Pull out every line containing the string "seaborn".

- **Information shown**:
-.-.-

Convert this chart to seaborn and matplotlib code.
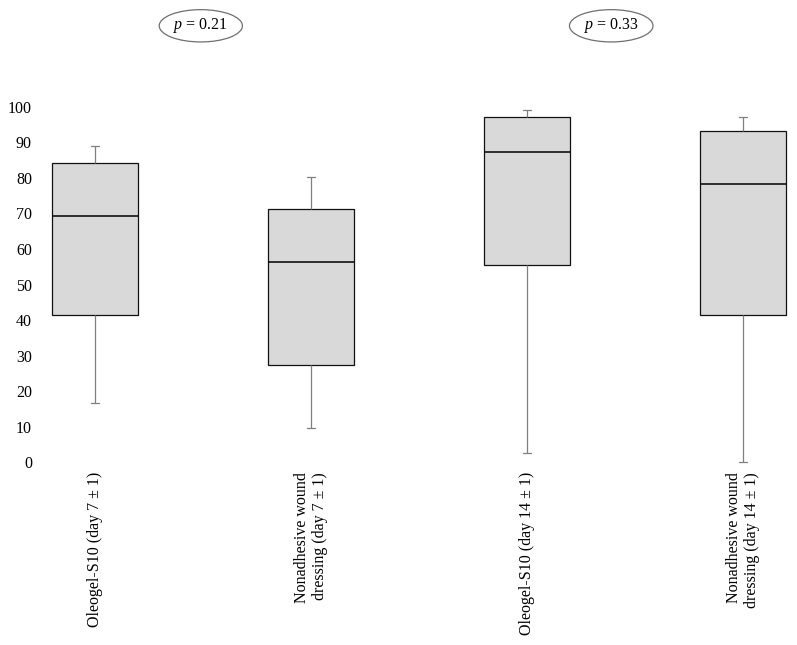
# Box plot: Oleogel-S10 vs nonadhesive wound dressing
import numpy as np
import pandas as pd
import matplotlib
matplotlib.use("Agg")
import matplotlib.pyplot as plt
import seaborn as sns

groups = ["Oleogel-S10 (day 7 ± 1)",
          "Nonadhesive wound\ndressing (day 7 ± 1)",
          "Oleogel-S10 (day 14 ± 1)",
          "Nonadhesive wound\ndressing (day 14 ± 1)"]
# five-number summaries: min, Q1, median, Q3, max
oleogel_d7 = [16.6, 41.4, 69.3, 84.3, 89.0]
nonadh_d7 = [9.6, 27.4, 56.3, 71.2, 80.2]
oleogel_d14 = [2.7, 55.4, 87.2, 97.2, 99.1]
nonadh_d14 = [0.0, 41.4, 78.2, 93.2, 97.2]
p_labels = ["$p$ = 0.21", "$p$ = 0.33"]
p_xpos = [0.49, 2.39]

data = pd.DataFrame({
    "group": np.repeat(groups, 5),
    "value": oleogel_d7 + nonadh_d7 + oleogel_d14 + nonadh_d14,
})

sns.set_style("white")
plt.rcParams["font.family"] = ["Liberation Serif", "DejaVu Serif"]
plt.rcParams["mathtext.fontset"] = "custom"
plt.rcParams["mathtext.rm"] = "Liberation Serif"
plt.rcParams["mathtext.it"] = "Liberation Serif:italic"
plt.rcParams["text.color"] = "black"
plt.rcParams["xtick.color"] = "black"
plt.rcParams["ytick.color"] = "black"

fig = plt.figure(figsize=(7.97, 6.45), dpi=100)
ax = fig.add_axes([0.0514, 0.2778, 0.9486, 0.5622])

sns.boxplot(data=data, x="group", y="value", order=groups, ax=ax,
            color="#d9d9d9", saturation=1, width=0.4, whis=(0, 100),
            linecolor="#111111", linewidth=0.9, capwidths=0.035,
            whiskerprops={"color": "#7f7f7f"}, capprops={"color": "#7f7f7f"},
            medianprops={"color": "#000000", "linewidth": 1.1})

ax.set_xlim(-0.25, 3.25)
ax.set_ylim(-1, 101)
ax.set_yticks(range(0, 101, 10))
ax.set_xlabel("")
ax.set_ylabel("")
sns.despine(ax=ax, left=True, bottom=True)
ax.tick_params(axis="y", length=0, pad=6.5, labelsize=11.5, labelcolor="black")
ax.tick_params(axis="x", length=0, pad=4.5, labelsize=11.5, labelcolor="black")
for lab in ax.get_xticklabels():
    lab.set_rotation(90)
    lab.set_ha("center")
    lab.set_va("top")
    lab.set_multialignment("right")

for txt, xp in zip(p_labels, p_xpos):
    ax.annotate(txt, xy=(xp, 0.96), xycoords=("data", "figure fraction"),
                ha="center", va="center", fontsize=11.5, color="black",
                bbox=dict(boxstyle="ellipse,pad=0.12", fc="white",
                          ec="#6f6f6f", lw=0.9))

fig.savefig("out.png", dpi=100)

-.-.-

- **Response**:
Convert this chart to seaborn and matplotlib code.
import seaborn as sns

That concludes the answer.